Sophia Kirkby tests out new Italian track
LAKE PLACID — As this village awaits word on whether it’ll be picked as the Olympic sliding site for the 2026 Games, Ray Brook native Sophia Kirkby spent time in Italy checking out the nearly completed rebuild of the historic Eugenio Monti track in Cortina d’Ampezzo, Italy.
Kirkby, a women’s doubles for the USA Luge national team, was one of about 60 international luge, bobsled and skeleton athletes to test out the new track from March 25 to 29. The track is expected to be used for the upcoming Olympic Winter Games in Milano-Cortina, Italy.
She returned home about a week or so ago and said the track is still a construction site, but she believes the Italian track has a lot of promising achievements ahead.
“I believe Fabio (Saldini), the director and coordinator of the track, his company is doing a great job of excellence and providing some of the best modern technology with a crew,” Kirkby said. “They have a good chance of pulling it off. A brand-new track within a year. It’s never been done before.”
In total, there were 18 luge athletes from nine nations who completed about 180 runs on the 1,730-meter-long track with 16 curves. Kirkby and her doubles luge partner Chevonne Forgan, who are coming off a third-place overall finish in the FIL World Cup standings, took their own runs. USA Luge head coach Lubomir Mick was also in Italy. Kirkby said everyone who tested out the track stayed in a hotel a little bit out of town and was bussed into the venue.
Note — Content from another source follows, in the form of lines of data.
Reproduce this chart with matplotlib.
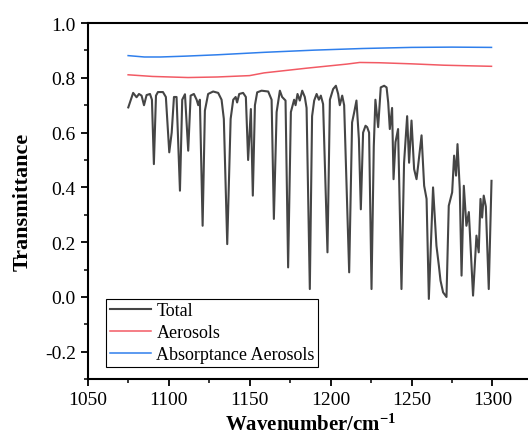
import matplotlib
matplotlib.use('Agg')
import matplotlib.pyplot as plt
from matplotlib.ticker import MultipleLocator, FormatStrFormatter

plt.rcParams['font.family'] = 'Liberation Serif'
plt.rcParams['axes.unicode_minus'] = False
plt.rcParams['mathtext.fontset'] = 'custom'
plt.rcParams['mathtext.rm'] = 'Liberation Serif'
plt.rcParams['mathtext.bf'] = 'Liberation Serif:bold'
plt.rcParams['mathtext.default'] = 'bf'

# Total transmittance spectrum
total_x = [1075.1, 1078.1, 1080.2, 1081.7, 1083.3, 1084.8, 1086.4, 1088.5, 1089.7, 1090.9,
           1092.2, 1093.4, 1096.5, 1098.3, 1100.4, 1101.9, 1103.3, 1104.9, 1107.0, 1108.4,
           1110.1, 1112.1, 1113.6, 1115.6, 1117.3, 1118.3, 1119.3, 1121.0, 1122.4, 1124.4,
           1127.5, 1130.6, 1132.7, 1134.1, 1136.2, 1138.3, 1139.9, 1141.4, 1142.3, 1143.6,
           1146.0, 1147.7, 1149.1, 1150.8, 1152.0, 1153.3, 1154.7, 1157.4, 1161.5, 1163.6,
           1165.0, 1166.7, 1168.7, 1170.1, 1172.2, 1173.8, 1175.5, 1177.5, 1178.4, 1179.6,
           1181.0, 1182.5, 1184.1, 1185.2, 1187.2, 1188.6, 1189.9, 1191.4, 1192.8, 1194.0,
           1195.4, 1198.1, 1199.6, 1201.6, 1203.3, 1204.7, 1205.7, 1207.2, 1208.4, 1211.5,
           1213.3, 1214.6, 1216.0, 1217.5, 1218.7, 1220.1, 1221.6, 1222.6, 1223.8, 1225.3,
           1226.7, 1227.7, 1229.4, 1231.0, 1233.1, 1234.6, 1235.6, 1236.6, 1238.0, 1238.9,
           1240.1, 1241.7, 1243.8, 1245.4, 1247.3, 1248.5, 1250.0, 1251.6, 1253.1, 1254.1,
           1256.2, 1257.8, 1259.3, 1260.7, 1263.3, 1265.4, 1266.9, 1267.9, 1269.5, 1271.6,
           1273.0, 1275.1, 1276.3, 1277.5, 1278.4, 1279.8, 1280.9, 1282.3, 1283.9, 1285.4,
           1288.0, 1290.1, 1291.5, 1292.6, 1293.6, 1294.6, 1295.9, 1297.7, 1299.4]
total_y = [0.692, 0.745, 0.729, 0.741, 0.735, 0.700, 0.737, 0.741, 0.720, 0.485,
           0.735, 0.748, 0.748, 0.730, 0.528, 0.600, 0.730, 0.730, 0.388, 0.720,
           0.740, 0.534, 0.735, 0.741, 0.720, 0.700, 0.720, 0.260, 0.680, 0.741,
           0.750, 0.745, 0.720, 0.650, 0.193, 0.650, 0.720, 0.730, 0.710, 0.741,
           0.745, 0.730, 0.500, 0.686, 0.370, 0.700, 0.747, 0.753, 0.750, 0.720,
           0.285, 0.675, 0.753, 0.730, 0.717, 0.108, 0.675, 0.720, 0.700, 0.741,
           0.717, 0.753, 0.730, 0.690, 0.029, 0.660, 0.717, 0.741, 0.720, 0.735,
           0.704, 0.163, 0.720, 0.759, 0.771, 0.741, 0.700, 0.735, 0.700, 0.090,
           0.637, 0.674, 0.717, 0.577, 0.320, 0.600, 0.625, 0.620, 0.600, 0.029,
           0.550, 0.720, 0.620, 0.765, 0.771, 0.765, 0.710, 0.613, 0.690, 0.430,
           0.565, 0.613, 0.029, 0.490, 0.660, 0.490, 0.644, 0.467, 0.430, 0.480,
           0.590, 0.406, 0.358, -0.007, 0.400, 0.187, 0.114, 0.060, 0.017, 0.000,
           0.333, 0.382, 0.516, 0.443, 0.558, 0.394, 0.078, 0.406, 0.260, 0.310,
           0.005, 0.224, 0.163, 0.358, 0.290, 0.370, 0.330, 0.029, 0.424]

aer_x = [1075, 1090, 1112, 1130, 1150, 1159, 1185, 1210, 1218, 1230, 1250, 1270, 1284, 1299.4]
aer_y = [0.811, 0.805, 0.801, 0.803, 0.808, 0.818, 0.835, 0.850, 0.856, 0.855, 0.851, 0.846, 0.844, 0.842]

abs_x = [1075, 1085, 1095, 1110, 1130, 1159, 1190, 1220, 1250, 1275, 1299.4]
abs_y = [0.881, 0.876, 0.876, 0.879, 0.884, 0.893, 0.901, 0.907, 0.911, 0.912, 0.911]

fig = plt.figure(figsize=(5.28, 4.35), dpi=100)
ax = fig.add_axes([0.166, 0.126, 0.8434, 0.8188])

ax.plot(total_x, total_y, color='#454545', lw=1.5, label='Total')
ax.plot(aer_x, aer_y, color='#f25a64', lw=1.1, label='Aerosols')
ax.plot(abs_x, abs_y, color='#2f7fec', lw=1.1, label='Absorptance Aerosols')

ax.set_xlim(1050, 1325)
ax.set_ylim(-0.3, 1.0)
ax.xaxis.set_major_locator(MultipleLocator(50))
ax.xaxis.set_minor_locator(MultipleLocator(25))
ax.yaxis.set_major_locator(MultipleLocator(0.2))
ax.yaxis.set_minor_locator(MultipleLocator(0.1))
ax.yaxis.set_major_formatter(FormatStrFormatter('%.1f'))

for s in ax.spines.values():
    s.set_linewidth(1.5)
ax.tick_params(which='major', direction='out', length=5, width=1.3, labelsize=14)
ax.tick_params(which='minor', direction='out', length=3, width=1.1)

ax.set_xlabel('Wavenumber/cm$^{-1}$', fontsize=15, fontweight='bold', labelpad=4)
ax.set_ylabel('Transmittance', fontsize=16, fontweight='bold', labelpad=9)

leg = ax.legend(loc='lower left', bbox_to_anchor=(0.041, 0.034), fontsize=13,
                fancybox=False, framealpha=1, edgecolor='black', handlelength=2.3,
                labelspacing=0.28, borderpad=0.2, handletextpad=0.3, borderaxespad=0)
leg.get_frame().set_linewidth(0.8)

fig.savefig('out.png', dpi=100)
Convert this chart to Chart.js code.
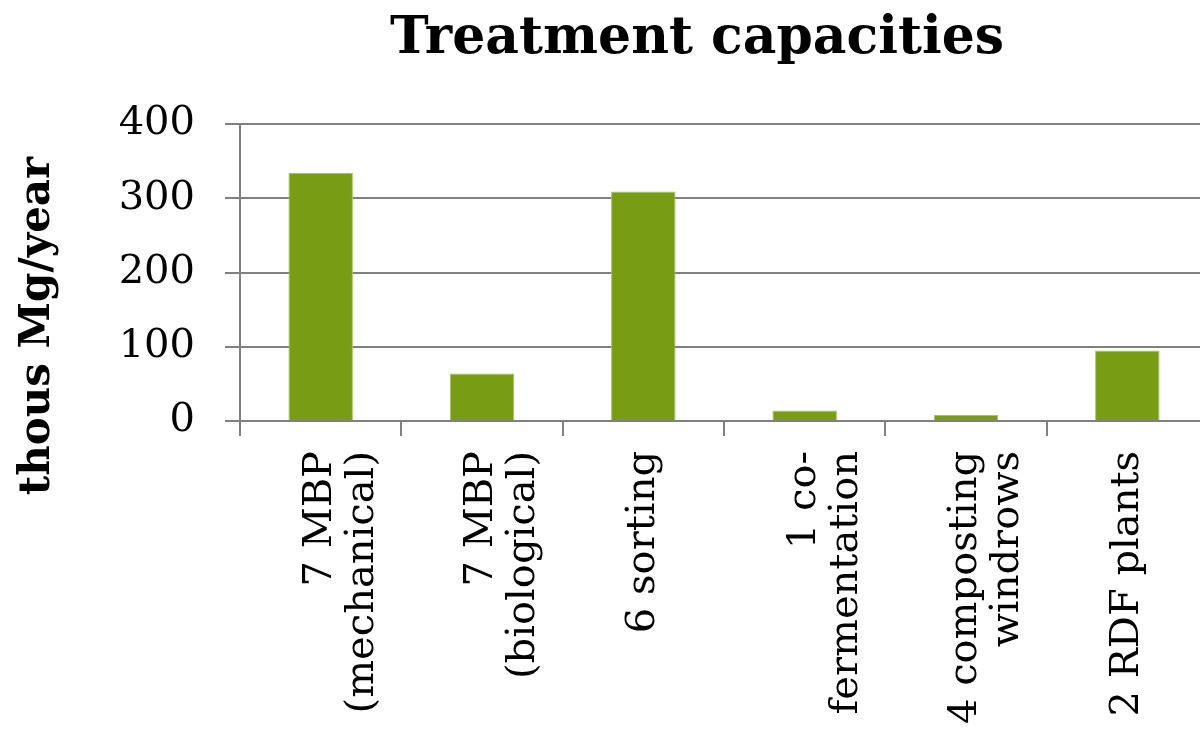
<!DOCTYPE html>
<html>
<head>
<meta charset="utf-8">
<script src="https://cdn.jsdelivr.net/npm/chart.js@4/dist/chart.umd.min.js"></script>
<style>
  html, body { margin: 0; padding: 0; background: #fff; overflow: hidden; }
  #wrap { width: 1210px; height: 736px; }
</style>
</head>
<body>
<div id="wrap"><canvas id="chart" width="1210" height="736"></canvas></div>
<script>
const chartTitle = "Treatment capacities";
const yAxisTitle = "thous Mg/year";
const categories = [
    ["7 MBP", "(mechanical)"],
    ["7 MBP", "(biological)"],
    ["6 sorting"],
    ["1 co-", "fermentation"],
    ["4 composting", "windrows"],
    ["2 RDF plants"]
];
const capacities = [334, 64, 309, 14, 8, 95];
const yTicks = [0, 100, 200, 300, 400];

const serif = "'DejaVu Serif', 'Liberation Serif', serif";

// both titles sit off-centre in the original, so draw them ourselves
const titlesPlugin = {
    id: "offsetTitles",
    afterDraw(chart) {
        const ctx = chart.ctx;
        ctx.save();
        ctx.fillStyle = "#000";
        ctx.textAlign = "center";
        ctx.textBaseline = "alphabetic";
        ctx.font = "bold 52px " + serif;
        ctx.fillText(chartTitle, 697, 53);

        ctx.translate(38, 326);
        ctx.rotate(-Math.PI / 2);
        ctx.textBaseline = "middle";
        ctx.font = "bold 42px " + serif;
        ctx.fillText(yAxisTitle, 0, 0);
        ctx.restore();
    }
};

const chart = new Chart(document.getElementById("chart"), {
    type: "bar",
    data: {
        labels: categories,
        datasets: [{
            data: capacities,
            backgroundColor: "#789d14",
            borderColor: "#a6c463",
            borderWidth: 1,
            barPercentage: 0.4,
            categoryPercentage: 1.0
        }]
    },
    options: {
        responsive: false,
        animation: false,
        layout: { padding: { top: 124, right: 2, left: 0, bottom: 0 } },
        plugins: {
            legend: { display: false },
            tooltip: { enabled: false },
            title: { display: false }
        },
        scales: {
            x: {
                grid: { drawOnChartArea: false, color: "#808080", lineWidth: 2, tickLength: 15, offset: true },
                border: { display: false },
                ticks: {
                    minRotation: 90,
                    maxRotation: 90,
                    autoSkip: false,
                    padding: 15,
                    color: "#000",
                    font: { family: serif, size: 40, lineHeight: 1.05 }
                },
                afterFit: s => { s.height = 315; }
            },
            y: {
                min: yTicks[0],
                max: yTicks[yTicks.length - 1],
                afterBuildTicks: s => { s.ticks = yTicks.map(v => ({ value: v })); },
                grid: { color: "#808080", lineWidth: 2, tickLength: 15 },
                border: { color: "#808080", width: 2 },
                ticks: {
                    padding: 30,
                    color: "#000",
                    font: { family: serif, size: 40 }
                },
                afterFit: s => { s.width = 240; }
            }
        }
    },
    plugins: [titlesPlugin]
});
</script>
</body>
</html>
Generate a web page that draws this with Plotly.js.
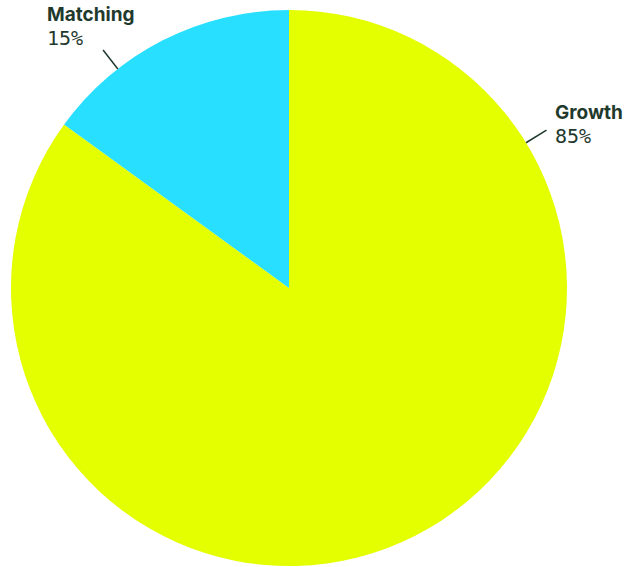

For Kirkby, who has competed on numerous tracks around the world, she said that every track in the world is different, and a lot of that depends on the architect. This one, she said, used different forms of technology to draw up the plans for it.
“We have AI, and we have a bunch of data simulators. They were able to make this to a ‘T,'” Kirkby said. “They were able to have blueprints, which they changed. Their original blueprints, they said, they changed 31 times before they had what they had, and presented it with us now. They’re going to make a few more changes that we suggested to the track so that it will be OK for the Olympic year. Because they had great technology and simulators but they don’t know what luge can put down. But that track was cool.”
Kirkby said what’s cool about the track is that all of the curves are named after the surrounding mountains in Cortina, which are about double the size of those here.
“They’ve been very stern about it, that you better learn the curve names and not the numbers,” she said. “They say they are getting rid of the numbers next year.”
Kirkby admitted that she was a little nervous about testing out a brand-new track, but those nerves kind of went away after capping off the World Cup season on two tracks — Pyeongchang and Beijing — that she’d never competed on before.
The Cortina track is not 100% completed, and might not be before February’s Games. Lake Placid is the Plan B option if things fall apart. But Kirkby said the Italian Olympic organizers really want to host the sliding events.
“I hope that they do have it, but my track is ready and on standby,” she said. “But if we’re in Italy, it’s different, you’d have all the events that are happening. It would be just so interesting.”
While Kirkby has not been officially named an Olympian, as the athletes will use this upcoming season to qualify for the Games, she has a high chance to go, especially after her results last season, and with two qualifying races in the U.S. — here and Park City, Utah.
But even Kirkby doesn’t know what will happen next. She said her family is still trying to figure everything out.
“I think they’re going to have to stay an hour south of the Cortina location,” she said. “But it’s Europe, so they should have a great bussing system from the town to the Olympic venues.”
With the Olympics looming, Kirkby said prices to stay in Cortina are extremely expensive. She said a freind of a friend tried to book a house for seven days, and it wasn’t cheap.
“It was 40,000 euros for seven days,” she said. “That was the cheapest she could find. That is an arm and a leg to me, maybe even two kidneys.”
Kirkby was excited about the possibility of competing at the Olympics, but noted that since it’s Milano-Cortina rather than just one city, they would be hours away from some of the other Olympic athletes.
She said that since women’s doubles in one of the first sliding events to kick off the Olympics, she probably won’t make it to the Opening Ceremony.
“It would take over 14 hours (by train) to get from the Olympic Ceremony to my location, where I’m staying,” she said. “So that’s the reason why, unless I had a friend who has a helicopter, which I’m working on. That would be a lot easier to go through the (Dolomite) Alps.”